Pides contra as famílias LGBT na Hungria: o veto da Presidente é um recuo de Orbán?
Encher a boca com os “valores europeus” e ter a Hungria sentada no Conselho Europeu é uma das coisas mais repugnantes que acontecem perante os nossos olhos.
A União Europeia não pode continuar a vangloriar-se dos “valores europeus” enquanto lá estiver a Hungria de Orbán. É verdade que foram instaurados processos pela Comissão contra a perseguição aos homossexuais na Hungria, uma constante da governação Orbán da qual a última "pérola" é a lei que permite denúncias de famílias LGBT por supostos “pides” anónimos – é o discurso do ódio e do cancelamento. Esta, sim, é a “cancel culture” que tem mais influência e provoca mais danos nos direitos humanos na Europa do que a outra, de que se calhar se fala mais.
Este sábado, a Presidente da República da Hungria, Katalin Novák, vetou a lei das denúncias anónimas com dúvidas sobre a sua utilidade legal e afirmando que “não fortalece, mas antes enfraquece a protecção dos valores fundamentais”.
A Presidente é do mesmo partido de Viktor Orbán, o Fidesz, e para ela “valor fundamental” é a Constituição húngara, que determina que a instituição casamento é só entre um homem e uma mulher. É uma activa militante do Fidesz, foi ministra, e chegou a ser vice-presidente do partido com a pasta das relações externas. Na Hungria, a Presidente da República é eleita pelo Parlamento.

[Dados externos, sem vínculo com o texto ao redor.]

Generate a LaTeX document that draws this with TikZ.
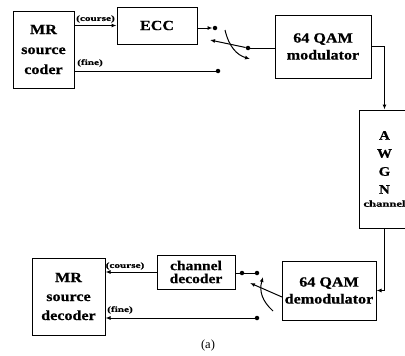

A dúvida é agora se o Parlamento vai insistir em transformar em lei as denúncias anónimas em relação às famílias LGBT ou vai recuar em toda a linha em relação a uma lei que coloca a Hungria – mais do que já estava – fora do campo dos “valores europeus”. Encher a boca com os “valores europeus” e ter a Hungria sentada no Conselho Europeu é uma das coisas mais repugnantes que acontecem perante os nossos olhos.
É possível que este veto seja um “veto combinado” entre Orbán e Katalin Novák, perante uma lei que já tinha levado vários países, entre os quais Portugal, Espanha, França e Alemanha, a avançar para uma acção contra a Hungria. A menos que estejamos perante uma estreia: um sinal de grande divisão no partido de Orbán.
Não somos a Hungria, mas Portugal só aprovou o casamento entre pessoas do mesmo sexo em 2010 e com quase toda a direita a votar contra. A bancada do PSD, composta por deputados escolhidos pela então líder Manuela Ferreira Leite, votou contra e apenas seis dos 81 deputados se abstiveram. O CDS votou contra. E até duas deputadas independentes eleitas pelo PS votaram contra.
Cheguei a pensar que em Portugal já não havia esse preconceito profundo quando José Sócrates ganhou em 2005 com maioria absoluta. Quem se lembra dessas eleições recorda que se difundiu na campanha – e chegou a todo o país – um boato de que Sócrates seria homossexual. Pedro Santana Lopes acabaria por utilizar a ideia, ainda que por meias-palavras, numa sessão de campanha com mulheres, em que as apoiantes de Santana diziam à boca cheia que Sócrates era gay.
Ainda hoje ninguém me tira da cabeça que Paulo Rangel perdeu as eleições directas no PSD em 2021, e deu a vitória por escassos votos a Rui Rio, por ter decidido assumir a sua homossexualidade. A campanha subterrânea e menos subterrânea dentro do PSD contra Rangel mostra que o país – que não contesta o casamento entre pessoas do mesmo sexo – é muito menos avançado do que gostaríamos de imaginar. Não há contrafactual nesta questão, mas se Paulo Rangel optasse por não tornar pública a sua orientação sexual teria sido eleito líder do PSD? Infelizmente, é muito provável que sim. Portugal ainda não saiu completamente do armário.